Randy Johnson was inducted into the Baseball Hall of Fame on Sunday.
His speech, emotional and heart-warming, focused more on the people who helped him earn the reputable name in the sporting world and less about his own personal achievements. He was among the 53 living Hall of Famers who were in attendance at the ceremony at the Clark Sports Center in Cooperstown, N.Y.
Johnson became the tallest Hall of Famer – with 6 feet, 10 inches – and the first player whose plaque had a Diamondbacks logo on the cap.
He thanked his parents and siblings, owners of the teams he represented and his fans.
“I got caught up with the emotions,” Johnson said later.
“Different emotions than what I would pitch with — completely different. But that’s good. I’m still an emotional person.”
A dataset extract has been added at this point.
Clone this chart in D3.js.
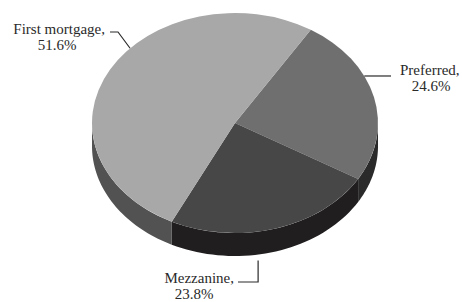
<!DOCTYPE html>
<html>
<head>
<meta charset="utf-8">
<script src="https://cdn.jsdelivr.net/npm/d3@7"></script>
<style>
  body { margin: 0; background: #fff; }
  svg text { font-family: "Liberation Serif", "DejaVu Serif", serif; }
</style>
</head>
<body>
<svg id="chart" width="462" height="302"></svg>
<script>
// data, clockwise from the first slice boundary
const categories = ["Preferred", "Mezzanine", "First mortgage"];
const shares = [24.6, 23.8, 51.6];
const labels = ["Preferred,\n24.6%", "Mezzanine,\n23.8%", "First mortgage,\n51.6%"];

const topColors = ["#6f6f6f", "#474747", "#a8a8a8"];
const sideColors = ["#2a2a2a", "#211e1f", "#525252"];

const width = 462, height = 302;
const cx = 235, cy = 123, rx = 143, ry = 110, depth = 23;
const rad = Math.PI / 180;

let svg = d3.select("#chart");

let pie = d3.pie()
  .sort(null)
  .startAngle(32 * rad)
  .endAngle(392 * rad);

let slices = pie(shares);

// point on the top ellipse, angle 0 = top, clockwise
function pt(a, dy) {
  return [cx + rx * Math.sin(a), cy - ry * Math.cos(a) + (dy || 0)];
}

// side wall, only the front half (90..270 deg) is visible
let sideGroup = svg.append("g");
slices.forEach(function (d, i) {
  let s = Math.max(d.startAngle, Math.PI / 2);
  let e = Math.min(d.endAngle, Math.PI * 1.5);
  if (e <= s) return;
  let steps = d3.range(0, 41).map(k => s + (e - s) * k / 40);
  let upper = steps.map(a => pt(a));
  let lower = steps.slice().reverse().map(a => pt(a, depth));
  sideGroup.append("path")
    .attr("d", d3.line()(upper.concat(lower)) + "Z")
    .attr("fill", sideColors[i]);
});

// top face
let arc = d3.arc().innerRadius(0).outerRadius(rx);
svg.append("g")
  .attr("transform", "translate(" + cx + "," + cy + ") scale(1," + (ry / rx) + ")")
  .selectAll("path")
  .data(slices)
  .join("path")
  .attr("d", arc)
  .attr("fill", (d, i) => topColors[i]);

// labels with leader lines
let ann = svg.append("g")
  .style("font-size", "15px")
  .attr("fill", "#2a2a2a");
let line = d3.line();

function leader(points) {
  ann.append("path").attr("d", line(points))
    .attr("stroke", "#2a2a2a").attr("fill", "none").attr("stroke-width", 1.2);
}

function label(text, x, y, anchor, x2) {
  let parts = text.split("\n");
  let t = ann.append("text").attr("x", x).attr("y", y).attr("text-anchor", anchor);
  t.append("tspan").text(parts[0]);
  t.append("tspan").attr("x", x2).attr("dy", 16).attr("text-anchor", "middle").text(parts[1]);
}

// Preferred
let pA = pt(64.7 * rad);
leader([pA, [391, pA[1]]]);
label(labels[0], 400, 75, "start", 431);

// Mezzanine
let mA = pt(170.7 * rad, depth + 6);
leader([mA, [mA[0], 282], [238, 282]]);
label(labels[1], 234, 283, "end", 194);

// First mortgage
let fA = pt(312.8 * rad);
leader([fA, [118, 32], [110, 32]]);
label(labels[2], 105, 34, "end", 57);
</script>
</body>
</html>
Although Johnson received his Hall of Fame induction as an Arizona Diamondback, he included the time he spent with the Expos, Mariners, Astros, Yankees and Giants in his speech.
Of the Expos, Johnson said, “First team that gave me an opportunity to play in the Major Leagues. I’m forever indebted to them. As you know, my Minor League career was not stellar.”
Johnson had debated whether he wanted to become a Hall of Famer as a Mariner.
“I’m very proud to have played there for 10 years,” Johnson said, according to MLB.com. “Thank you, Seattle.”
Johnson’s father, Bud Johnson, passed away before he could see the success and glory his son would go on to achieve later.
“He saw three years of my career, not a lot to brag about,” Johnson said. “But there was that one game where I threw a no-hitter. I gave him a call, and he said it was far from perfect — I walked [six] batters. Thirteen or 14 years later, I was perfect, Dad, that one game.”
Johnson also mentioned Zach Farmer, a former Ohio State left-hander who is currently suffering from leukemia, in his speech.
“Zach, I love you,” Johnson said. “I haven’t met you before, but hang in there.”
“I thought, ‘What better way to reach out to him on the biggest stage of my professional career and tell him that I love him?'” Johnson said later.
Johnson also thanked his children, his siblings and lastly, and most importantly, his mother, Carol.
“Then there’s my mom, the backbone to our family,” Johnson said. “Working 25 years for General Electric as a secretary. I’m one of six children, she raised six children, still had a full-time job and came home and fed us and took care of all of us.
“Thank you, Mom. You’re the Hall of Famer. I love you so much. You’re the most important person in my life.”
According to Seattle Times, Johnson is the first pitcher to win more than 200 games and save 150 games. He also became the only player in history with 3,000 hits, 600 doubles, 400 stolen bases and 250 home runs while paying four positions.
Following are Johnson’s career stats, as reported by AZCentral:
Major-league seasons: 22.
Career record: 303-166.
Complete games: 100.
Home runs allowed: 411.
Walks allowed: 1,497.
Batters faced: 17,067.
All-Star Games: 10.
Cy Young awards: 1999 (Seattle), 1999 (Arizona), 2000 (Arizona), 2001 (Arizona), 2002 (Arizona).